**WHAT TO WORK ON:** Reproduce the listing below without changes, except that pictures are left out.

***** DATA EXTRACT *****

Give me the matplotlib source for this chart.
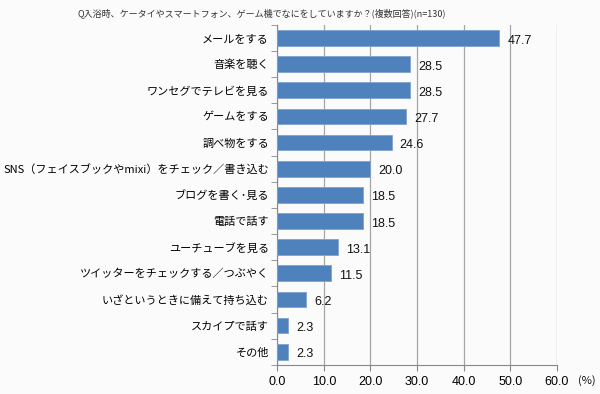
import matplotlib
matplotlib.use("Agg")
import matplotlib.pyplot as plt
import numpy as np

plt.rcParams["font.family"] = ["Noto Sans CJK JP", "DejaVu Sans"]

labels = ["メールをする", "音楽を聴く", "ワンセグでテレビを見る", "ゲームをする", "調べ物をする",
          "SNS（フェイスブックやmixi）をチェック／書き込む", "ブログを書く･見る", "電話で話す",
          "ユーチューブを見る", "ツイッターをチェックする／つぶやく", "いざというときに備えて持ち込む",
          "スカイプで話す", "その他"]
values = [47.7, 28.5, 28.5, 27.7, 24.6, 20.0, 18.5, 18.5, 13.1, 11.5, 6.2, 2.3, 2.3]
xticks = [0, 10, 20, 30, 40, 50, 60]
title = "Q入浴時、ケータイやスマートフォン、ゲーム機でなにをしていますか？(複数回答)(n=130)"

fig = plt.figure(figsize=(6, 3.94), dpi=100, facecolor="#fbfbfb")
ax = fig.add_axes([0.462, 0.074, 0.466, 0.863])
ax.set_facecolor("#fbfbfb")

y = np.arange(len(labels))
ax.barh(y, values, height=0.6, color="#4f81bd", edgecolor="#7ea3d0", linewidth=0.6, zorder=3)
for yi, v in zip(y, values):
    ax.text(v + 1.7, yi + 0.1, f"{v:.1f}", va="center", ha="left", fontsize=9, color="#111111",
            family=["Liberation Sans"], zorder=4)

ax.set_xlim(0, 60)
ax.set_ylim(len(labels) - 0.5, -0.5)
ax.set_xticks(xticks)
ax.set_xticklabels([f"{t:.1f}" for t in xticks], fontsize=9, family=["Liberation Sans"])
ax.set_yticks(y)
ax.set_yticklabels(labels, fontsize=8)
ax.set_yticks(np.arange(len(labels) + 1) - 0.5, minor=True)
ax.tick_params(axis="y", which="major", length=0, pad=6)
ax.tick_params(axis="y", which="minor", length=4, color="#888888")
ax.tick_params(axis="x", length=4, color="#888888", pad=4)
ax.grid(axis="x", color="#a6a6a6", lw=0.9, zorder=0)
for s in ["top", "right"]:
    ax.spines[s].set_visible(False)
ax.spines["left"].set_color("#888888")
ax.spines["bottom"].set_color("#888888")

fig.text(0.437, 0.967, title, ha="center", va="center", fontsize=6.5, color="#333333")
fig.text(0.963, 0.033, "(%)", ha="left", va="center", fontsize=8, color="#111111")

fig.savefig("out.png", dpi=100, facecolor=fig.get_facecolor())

*****

**TASK RESULT:**
Give me the matplotlib source for this chart.
import matplotlib
matplotlib.use("Agg")
import matplotlib.pyplot as plt
import numpy as np

plt.rcParams["font.family"] = ["Noto Sans CJK JP", "DejaVu Sans"]

labels = ["メールをする", "音楽を聴く", "ワンセグでテレビを見る", "ゲームをする", "調べ物をする",
          "SNS（フェイスブックやmixi）をチェック／書き込む", "ブログを書く･見る", "電話で話す",
          "ユーチューブを見る", "ツイッターをチェックする／つぶやく", "いざというときに備えて持ち込む",
          "スカイプで話す", "その他"]
values = [47.7, 28.5, 28.5, 27.7, 24.6, 20.0, 18.5, 18.5, 13.1, 11.5, 6.2, 2.3, 2.3]
xticks = [0, 10, 20, 30, 40, 50, 60]
title = "Q入浴時、ケータイやスマートフォン、ゲーム機でなにをしていますか？(複数回答)(n=130)"

fig = plt.figure(figsize=(6, 3.94), dpi=100, facecolor="#fbfbfb")
ax = fig.add_axes([0.462, 0.074, 0.466, 0.863])
ax.set_facecolor("#fbfbfb")

y = np.arange(len(labels))
ax.barh(y, values, height=0.6, color="#4f81bd", edgecolor="#7ea3d0", linewidth=0.6, zorder=3)
for yi, v in zip(y, values):
    ax.text(v + 1.7, yi + 0.1, f"{v:.1f}", va="center", ha="left", fontsize=9, color="#111111",
            family=["Liberation Sans"], zorder=4)

ax.set_xlim(0, 60)
ax.set_ylim(len(labels) - 0.5, -0.5)
ax.set_xticks(xticks)
ax.set_xticklabels([f"{t:.1f}" for t in xticks], fontsize=9, family=["Liberation Sans"])
ax.set_yticks(y)
ax.set_yticklabels(labels, fontsize=8)
ax.set_yticks(np.arange(len(labels) + 1) - 0.5, minor=True)
ax.tick_params(axis="y", which="major", length=0, pad=6)
ax.tick_params(axis="y", which="minor", length=4, color="#888888")
ax.tick_params(axis="x", length=4, color="#888888", pad=4)
ax.grid(axis="x", color="#a6a6a6", lw=0.9, zorder=0)
for s in ["top", "right"]:
    ax.spines[s].set_visible(False)
ax.spines["left"].set_color("#888888")
ax.spines["bottom"].set_color("#888888")

fig.text(0.437, 0.967, title, ha="center", va="center", fontsize=6.5, color="#333333")
fig.text(0.963, 0.033, "(%)", ha="left", va="center", fontsize=8, color="#111111")

fig.savefig("out.png", dpi=100, facecolor=fig.get_facecolor())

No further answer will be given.